Rethinking the reception system for Syrian refugees in Lebanon

This study seeks to understand the conception and implementation of housing and shelter policies and actions by the international humanitarian sector in the case of the reception of Syrian refugees in Lebanon. Starting from the case of (total or partial) payment by the humanitarian sector of rents for housing occupied by Syrian refugees for a set period, the aim is to examine the effects of this approach to access to housing at different levels: at the level of the private sector, on the dynamization of the local rental sector and the perception of the owners of the rented housing; at the level of the public sector and the place of local players in the implementation and monitoring of these projects; and at the level of the targeted refugee population and the adequacy of the aid with the refugees’ needs. The study thus seeks to highlight the discrepancies between short-sighted humanitarian aid policies and the sociological realities of refugees, actors and the local context, underlining the limits of contemporary humanitarian intervention in a global context of prolonged exile.

 

Adapting to sensitive terrain

This study examines the choice of humanitarian housing assistance model implemented in the context of the Syrian crisis in Lebanon and its impact on the local rental market. It focuses on one main field of study, that of the locality of Bar Elias in the Bekaa region.
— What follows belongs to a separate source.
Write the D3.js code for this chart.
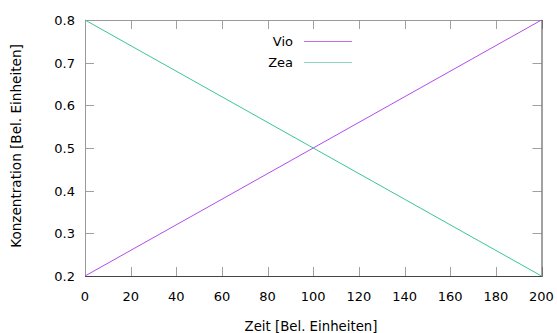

The actors involved in this work are: members of the municipality of Bar Elias, Syrian tenants, property owners and members of the local and international humanitarian community concerned with the issue of housing aid for Syrian refugees. This work is complemented by data on the impact of the Syrian presence in the Palestinian camp of Bourj El-Barajneh on the camp’s rental market, collected as part of doctoral research in 2017. Aware of the complexity of working in sensitive terrain, the variability of data and its availability, we opted for a mixed method allowing us to adapt to the realities of the field. The study is thus based on a mixed method involving both a qualitative approach (non-directive and semi-directive interviews) and a quantitative approach (questionnaire).

Fieldwork took place between November 2020 and January 2021. A total of seventeen interviews were conducted with staff from humanitarian organizations/agencies and eleven interviews were conducted with Lebanese authorities. Two questionnaires were addressed to Syrian households benefiting from the program in 2018 and 2019 whose contracts have expired or will expire in the coming weeks. These questionnaires provided figures on the program and an understanding of the households’ residential situation. Due to the health situation, the planned interviews with apartment owners were replaced by a questionnaire with open and closed questions, drawn up with 28 Bar Elias owners, former or current beneficiaries of the program.

 

Biography

Nicole Tabet is an architect and urban planner, and holds a PhD in geography and planning from the Territoires, Villes, Environnement et Société laboratory at Lille 1 University. Her research focuses on the dialectic of exclusion(s) and inclusion(s) of refugee camps in host cities, and more specifically Palestinian camps in Lebanese cities. She was also a post-doctoral fellow at the Escuela Técnica Superior de Arquitectura of the Universidad Politécnica de Valencia (Spain).